• _Short task_
From the listing below, restate word for word the lines from the line containing "Generate a Python script that draws this with seaborn" down through the line containing "import seaborn as sns". Exclude pictures.

• _Task material_

=====

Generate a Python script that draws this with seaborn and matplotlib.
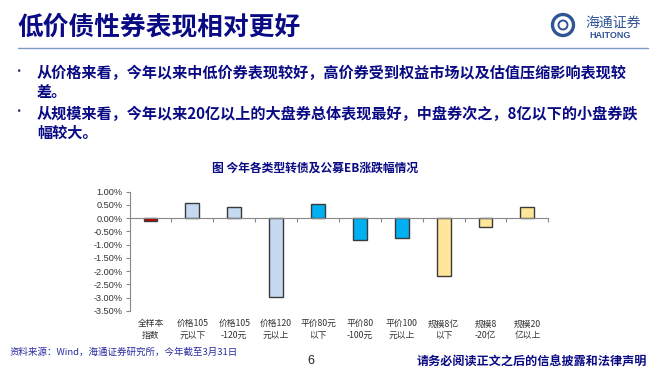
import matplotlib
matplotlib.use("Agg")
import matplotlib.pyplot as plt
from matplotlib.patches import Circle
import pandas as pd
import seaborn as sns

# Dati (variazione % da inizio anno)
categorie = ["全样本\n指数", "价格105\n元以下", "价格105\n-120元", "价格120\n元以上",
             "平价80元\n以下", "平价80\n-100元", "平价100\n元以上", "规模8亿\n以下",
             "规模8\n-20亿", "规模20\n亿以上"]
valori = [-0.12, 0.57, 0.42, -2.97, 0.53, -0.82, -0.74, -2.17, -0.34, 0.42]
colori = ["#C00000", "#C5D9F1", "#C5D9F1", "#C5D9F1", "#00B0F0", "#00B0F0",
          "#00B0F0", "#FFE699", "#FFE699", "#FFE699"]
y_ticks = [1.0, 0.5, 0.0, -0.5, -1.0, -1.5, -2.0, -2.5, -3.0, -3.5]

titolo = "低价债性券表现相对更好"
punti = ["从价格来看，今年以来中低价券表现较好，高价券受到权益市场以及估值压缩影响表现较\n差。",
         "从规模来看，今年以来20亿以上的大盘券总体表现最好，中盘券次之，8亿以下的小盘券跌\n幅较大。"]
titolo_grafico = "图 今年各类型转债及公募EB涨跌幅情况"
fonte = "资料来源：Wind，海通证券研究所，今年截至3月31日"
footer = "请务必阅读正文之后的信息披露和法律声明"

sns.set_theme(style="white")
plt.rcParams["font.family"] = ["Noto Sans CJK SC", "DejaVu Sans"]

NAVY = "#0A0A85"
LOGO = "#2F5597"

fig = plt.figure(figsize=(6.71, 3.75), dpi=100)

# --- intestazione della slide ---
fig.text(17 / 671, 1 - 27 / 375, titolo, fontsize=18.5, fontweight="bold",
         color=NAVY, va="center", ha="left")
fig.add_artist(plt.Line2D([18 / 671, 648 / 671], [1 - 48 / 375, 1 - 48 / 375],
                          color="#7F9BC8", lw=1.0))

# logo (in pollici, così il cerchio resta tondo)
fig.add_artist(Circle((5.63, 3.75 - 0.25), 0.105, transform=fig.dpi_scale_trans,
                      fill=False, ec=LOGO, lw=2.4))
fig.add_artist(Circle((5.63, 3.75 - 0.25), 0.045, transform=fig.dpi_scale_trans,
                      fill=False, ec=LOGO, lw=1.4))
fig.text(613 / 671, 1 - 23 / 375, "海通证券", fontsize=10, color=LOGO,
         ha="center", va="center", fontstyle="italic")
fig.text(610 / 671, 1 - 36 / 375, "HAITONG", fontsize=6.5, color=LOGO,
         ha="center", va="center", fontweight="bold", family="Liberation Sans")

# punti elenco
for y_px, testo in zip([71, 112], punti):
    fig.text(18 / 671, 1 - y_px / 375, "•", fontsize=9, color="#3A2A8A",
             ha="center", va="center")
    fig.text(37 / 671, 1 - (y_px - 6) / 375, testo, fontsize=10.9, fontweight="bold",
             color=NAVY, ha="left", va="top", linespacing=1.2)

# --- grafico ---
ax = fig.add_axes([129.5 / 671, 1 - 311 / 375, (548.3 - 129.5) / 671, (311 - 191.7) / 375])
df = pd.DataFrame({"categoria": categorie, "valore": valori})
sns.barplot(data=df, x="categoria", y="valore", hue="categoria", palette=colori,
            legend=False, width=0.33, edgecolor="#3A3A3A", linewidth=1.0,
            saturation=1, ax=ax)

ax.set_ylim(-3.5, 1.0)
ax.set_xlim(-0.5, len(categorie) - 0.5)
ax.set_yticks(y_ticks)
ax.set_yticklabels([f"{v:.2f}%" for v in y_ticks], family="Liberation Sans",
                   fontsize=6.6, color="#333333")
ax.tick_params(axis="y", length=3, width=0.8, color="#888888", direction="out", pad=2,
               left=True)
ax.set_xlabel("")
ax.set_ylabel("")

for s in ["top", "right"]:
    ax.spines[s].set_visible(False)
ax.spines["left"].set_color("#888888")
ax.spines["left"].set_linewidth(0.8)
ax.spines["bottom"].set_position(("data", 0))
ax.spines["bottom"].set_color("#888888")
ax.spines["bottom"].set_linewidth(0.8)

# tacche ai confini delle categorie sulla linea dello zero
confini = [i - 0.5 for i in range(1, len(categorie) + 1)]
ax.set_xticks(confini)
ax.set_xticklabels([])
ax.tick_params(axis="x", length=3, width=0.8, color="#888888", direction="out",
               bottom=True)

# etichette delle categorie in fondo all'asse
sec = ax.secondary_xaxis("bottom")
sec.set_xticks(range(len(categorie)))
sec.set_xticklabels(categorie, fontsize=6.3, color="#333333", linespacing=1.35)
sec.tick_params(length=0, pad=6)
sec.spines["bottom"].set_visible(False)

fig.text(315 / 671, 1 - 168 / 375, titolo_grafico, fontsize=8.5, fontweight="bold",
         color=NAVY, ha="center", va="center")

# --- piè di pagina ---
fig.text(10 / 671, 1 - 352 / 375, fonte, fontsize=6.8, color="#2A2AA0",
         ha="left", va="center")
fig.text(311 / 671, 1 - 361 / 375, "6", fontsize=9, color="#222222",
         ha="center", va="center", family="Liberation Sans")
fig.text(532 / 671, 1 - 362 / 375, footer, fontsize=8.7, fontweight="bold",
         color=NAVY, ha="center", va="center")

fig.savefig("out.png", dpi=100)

=====

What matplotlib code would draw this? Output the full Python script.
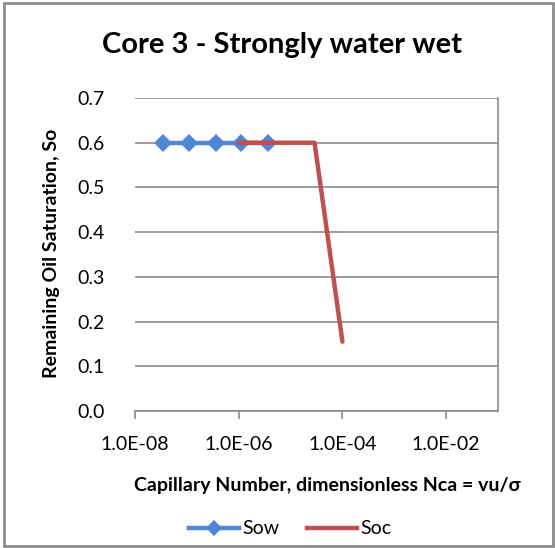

=====

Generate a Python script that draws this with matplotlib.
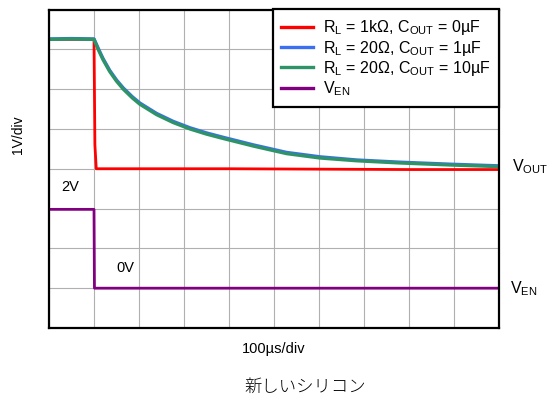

=====

• _Response_
Generate a Python script that draws this with seaborn and matplotlib.
import matplotlib
matplotlib.use("Agg")
import matplotlib.pyplot as plt
from matplotlib.patches import Circle
import pandas as pd
import seaborn as sns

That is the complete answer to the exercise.